TASK INSTRUCTIONS:
Copy out every line containing the word "this".

(Entries with chart source code)
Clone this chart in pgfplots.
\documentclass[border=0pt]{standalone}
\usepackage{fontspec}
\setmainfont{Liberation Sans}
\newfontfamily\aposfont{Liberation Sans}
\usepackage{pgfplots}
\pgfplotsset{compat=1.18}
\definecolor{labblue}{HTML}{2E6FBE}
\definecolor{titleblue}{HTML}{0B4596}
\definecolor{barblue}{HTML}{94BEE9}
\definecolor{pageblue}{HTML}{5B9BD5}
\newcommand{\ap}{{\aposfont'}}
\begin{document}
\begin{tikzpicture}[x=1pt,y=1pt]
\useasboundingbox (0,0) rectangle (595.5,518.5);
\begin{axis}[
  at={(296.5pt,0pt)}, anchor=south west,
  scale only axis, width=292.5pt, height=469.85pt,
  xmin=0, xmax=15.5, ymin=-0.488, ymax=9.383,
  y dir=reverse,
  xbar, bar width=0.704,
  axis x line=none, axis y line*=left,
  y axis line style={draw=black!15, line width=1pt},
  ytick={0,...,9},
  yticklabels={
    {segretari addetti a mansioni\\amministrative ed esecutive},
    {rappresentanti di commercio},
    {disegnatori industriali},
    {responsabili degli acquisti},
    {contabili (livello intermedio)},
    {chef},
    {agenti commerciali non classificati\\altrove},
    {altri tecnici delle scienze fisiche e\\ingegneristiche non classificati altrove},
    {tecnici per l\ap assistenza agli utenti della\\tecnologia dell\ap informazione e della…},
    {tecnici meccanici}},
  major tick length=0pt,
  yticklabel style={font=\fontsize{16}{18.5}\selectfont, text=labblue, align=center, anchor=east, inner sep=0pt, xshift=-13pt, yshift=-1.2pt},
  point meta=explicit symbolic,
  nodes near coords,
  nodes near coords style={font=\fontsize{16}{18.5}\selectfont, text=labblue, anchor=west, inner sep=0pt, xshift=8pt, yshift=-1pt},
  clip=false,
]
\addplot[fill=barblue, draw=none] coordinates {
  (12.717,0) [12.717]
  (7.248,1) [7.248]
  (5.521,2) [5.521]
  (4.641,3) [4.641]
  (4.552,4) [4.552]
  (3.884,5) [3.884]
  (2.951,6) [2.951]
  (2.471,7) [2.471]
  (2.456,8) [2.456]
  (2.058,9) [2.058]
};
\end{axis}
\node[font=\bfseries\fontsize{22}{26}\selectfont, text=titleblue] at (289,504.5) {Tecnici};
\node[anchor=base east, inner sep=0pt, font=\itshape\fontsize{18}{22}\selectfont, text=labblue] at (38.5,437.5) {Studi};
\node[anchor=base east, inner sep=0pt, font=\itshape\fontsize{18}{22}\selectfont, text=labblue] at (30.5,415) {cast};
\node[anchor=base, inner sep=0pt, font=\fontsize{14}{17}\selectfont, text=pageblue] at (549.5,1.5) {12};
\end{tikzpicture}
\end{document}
* * *
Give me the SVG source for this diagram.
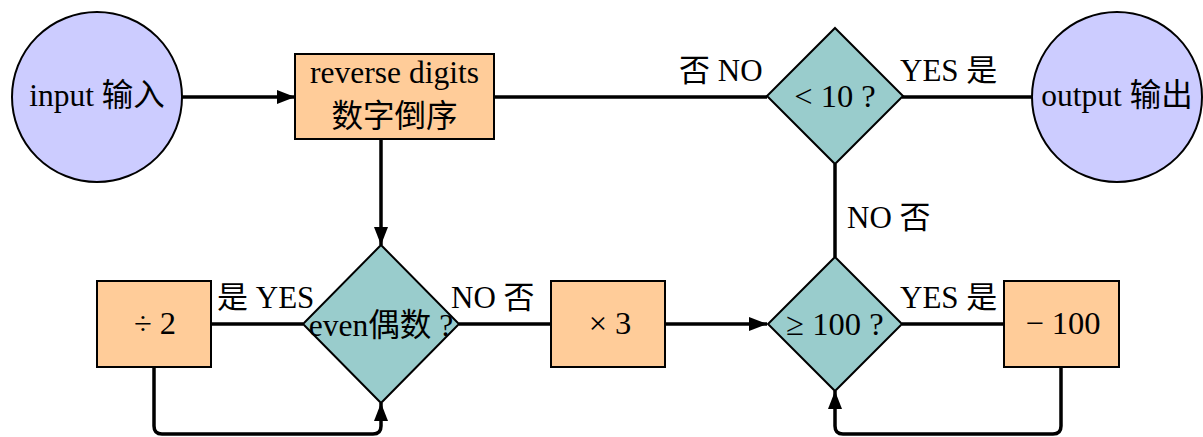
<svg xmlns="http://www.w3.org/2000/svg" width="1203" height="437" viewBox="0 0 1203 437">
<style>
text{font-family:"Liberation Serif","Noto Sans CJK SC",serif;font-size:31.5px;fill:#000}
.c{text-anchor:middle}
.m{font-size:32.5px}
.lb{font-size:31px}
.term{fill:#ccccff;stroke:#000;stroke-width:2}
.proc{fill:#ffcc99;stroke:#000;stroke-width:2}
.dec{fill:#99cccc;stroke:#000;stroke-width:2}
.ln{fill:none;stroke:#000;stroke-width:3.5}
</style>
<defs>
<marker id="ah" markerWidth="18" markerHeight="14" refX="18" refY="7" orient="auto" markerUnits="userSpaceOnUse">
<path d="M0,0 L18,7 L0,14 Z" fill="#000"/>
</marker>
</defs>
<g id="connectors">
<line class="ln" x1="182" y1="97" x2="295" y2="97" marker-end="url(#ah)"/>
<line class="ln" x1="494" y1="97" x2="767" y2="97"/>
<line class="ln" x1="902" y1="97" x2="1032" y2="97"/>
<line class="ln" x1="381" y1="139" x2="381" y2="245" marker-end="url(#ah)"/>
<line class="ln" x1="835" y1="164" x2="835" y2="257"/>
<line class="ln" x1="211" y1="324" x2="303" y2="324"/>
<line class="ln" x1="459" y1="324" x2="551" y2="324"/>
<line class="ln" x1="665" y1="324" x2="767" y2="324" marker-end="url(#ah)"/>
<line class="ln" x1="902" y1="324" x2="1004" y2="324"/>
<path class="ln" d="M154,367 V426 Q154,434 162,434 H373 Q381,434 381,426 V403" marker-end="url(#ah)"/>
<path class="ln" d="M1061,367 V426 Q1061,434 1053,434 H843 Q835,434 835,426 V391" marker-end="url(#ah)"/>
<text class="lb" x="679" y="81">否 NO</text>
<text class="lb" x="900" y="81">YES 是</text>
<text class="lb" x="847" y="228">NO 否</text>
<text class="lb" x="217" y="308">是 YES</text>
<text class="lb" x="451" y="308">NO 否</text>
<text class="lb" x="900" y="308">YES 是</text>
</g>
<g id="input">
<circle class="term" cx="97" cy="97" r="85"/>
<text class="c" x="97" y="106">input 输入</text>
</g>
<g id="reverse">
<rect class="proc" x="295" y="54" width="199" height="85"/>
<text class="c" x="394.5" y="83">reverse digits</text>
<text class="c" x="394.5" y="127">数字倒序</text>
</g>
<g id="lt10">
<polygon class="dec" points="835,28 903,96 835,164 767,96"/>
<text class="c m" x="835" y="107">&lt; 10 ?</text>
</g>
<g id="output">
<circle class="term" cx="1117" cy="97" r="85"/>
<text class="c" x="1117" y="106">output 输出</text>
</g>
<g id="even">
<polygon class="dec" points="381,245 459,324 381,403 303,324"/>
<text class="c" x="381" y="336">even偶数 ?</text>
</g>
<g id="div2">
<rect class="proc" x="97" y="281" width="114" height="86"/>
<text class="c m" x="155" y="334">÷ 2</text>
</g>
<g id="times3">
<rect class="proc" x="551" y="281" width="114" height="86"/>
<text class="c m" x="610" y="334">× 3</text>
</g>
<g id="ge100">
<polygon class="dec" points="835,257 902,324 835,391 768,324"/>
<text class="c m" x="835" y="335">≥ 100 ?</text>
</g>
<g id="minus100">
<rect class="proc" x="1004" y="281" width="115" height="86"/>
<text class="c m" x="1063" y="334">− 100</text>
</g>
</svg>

WORKED SOLUTION:
Clone this chart in pgfplots.
Give me the SVG source for this diagram.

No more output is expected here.